As it stands, the policy refers all undocumented adults for criminal prosecution -- a break with past administrations who limited criminal referral for most adults who illegally cross into the U.S. with their juvenile family members.
The children, who are not charged with a crime, had been separated as a result of their parents' criminal case. They were not allowed to be detained with their parents during legal proceedings.
The policy had led to a spike in family separations in recent weeks, with more than 2,300 minors were separated from their families at the border from May 5 through June 9, according to the Department of Homeland Security.
Though the order doesn't end the zero tolerance policy, it will aim to keep families together while they are in custody and ask the Department of Defense to help house the detained families.
Still, Trump's order is likely to create a new set of problems involving length of detention of families, and may spark a fresh court fight.
The news in recent days has been dominated by searing images of children held in cages at border facilities, as well as audio recordings of young children crying for their parents — images that have sparked fury, question of morality and concern from Republicans about a negative impact on their races in November's midterm elections.
The president's signing of the order is "a complete 180. Clearly the president is hearing the uproar from our communities," Rep. Pete Aguilar, D-Calif said before Trump's decision.
Trump had tweeted earlier Wednesday, "It's the Democrats fault, they won't give us the votes needed to pass good immigration legislation. They want open borders, which breeds horrible crime. Republicans want security. But I am working on something - it never ends!"
Justice Department lawyers have been working to find a legal workaround for a class-action lawsuit settlement that set policies for the treatment and release of unaccompanied children who are caught at the border, or crafting an order that would defy the settlement and force it back into court to argue for changes.
Two people close to Homeland Security Secretary Kirstjen Nielsen said early Wednesday that she was the driving force behind the plan to keep families together after they are detained crossing the border illegally.
One of the people said Nielsen, who had become the face of the administration's policy, had little faith that Congress would act to fix the separation issue and felt compelled to act. Nielsen was heckled at a restaurant Tuesday evening and has faced protesters at her home.
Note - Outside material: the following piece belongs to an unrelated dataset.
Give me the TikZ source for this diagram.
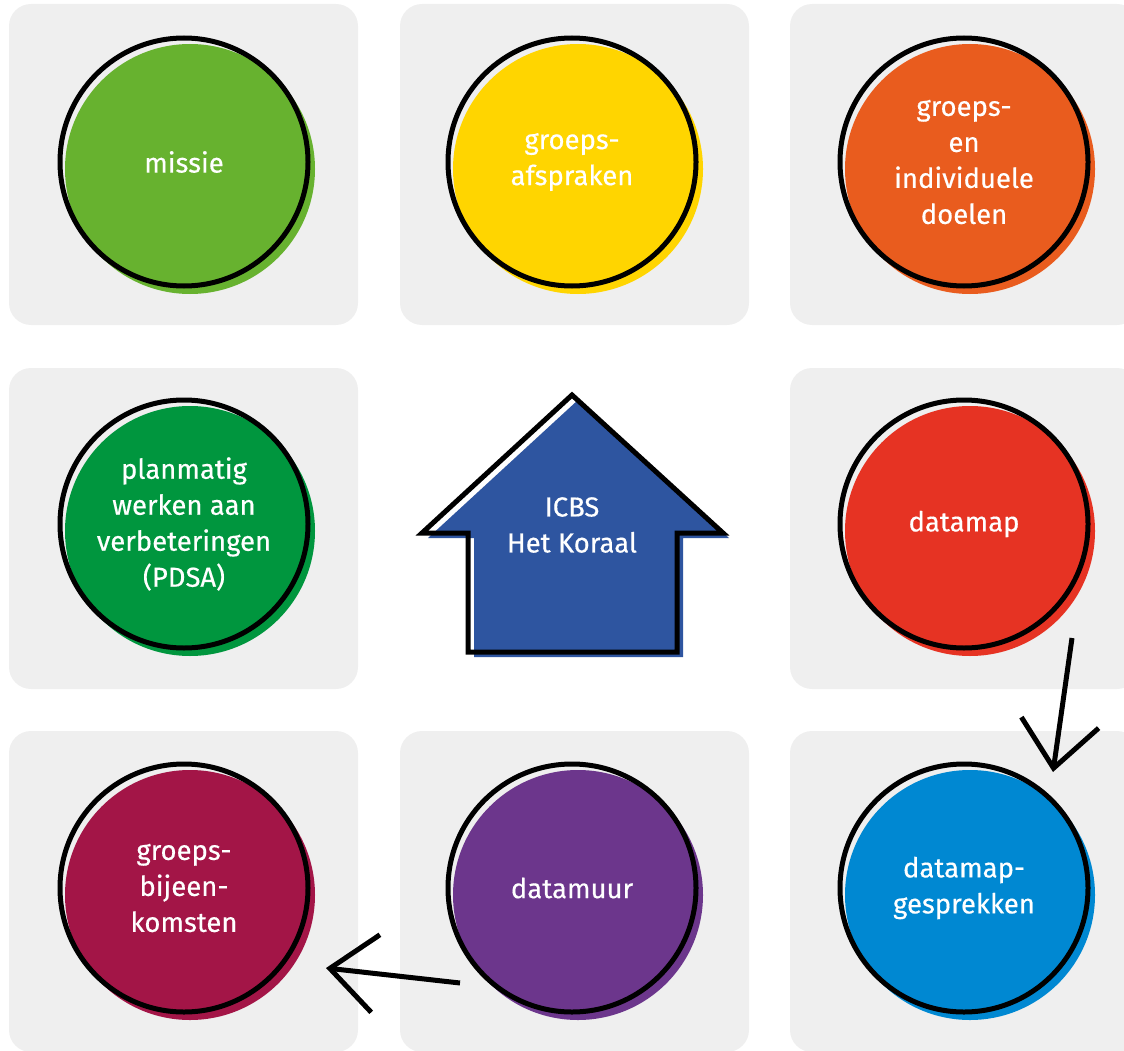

But others pushed back on the idea that Homeland Security had led the rollback. One official said it was the Justice Department that generated the legal strategy that is codified in the executive order, and disputed the notion that Homeland Security was involved in drawing up the document.
Planning at the Justice Department had been underway over the past several days to provide the president with options on the growing crisis, said the official, who, like others, spoke on condition of anonymity to discuss the effort before its official announcement.
The person said Trump called the Justice Department Wednesday morning asking for the draft order. The official did not know what prompted Trump to change course.
The Flores settlement, named for a teenage girl who brought the case in the 1980s, requires the government to release children from custody and to their parents, adult relatives or other caretakers, in order of preference. If those options are exhausted, authorities must find the "least restrictive" setting for the child who arrived without parents.
In 2015, a federal judge in Los Angeles expanded the terms of the settlement, ruling that it applies to children who are caught with their parents as well as to those who come to the U.S. alone. Other recent rulings, upheld on appeal, affirm the children's rights to a bond hearing and require better conditions at the Border Patrol's short-term holding facilities.
In 2016, the 9th U.S. Circuit Court of Appeals ruled that child migrants who came to the border with parents and were held in custody must be released. The decision did not state parents must be released. Neither, though, did it require parents to be kept in detention, apart from their children.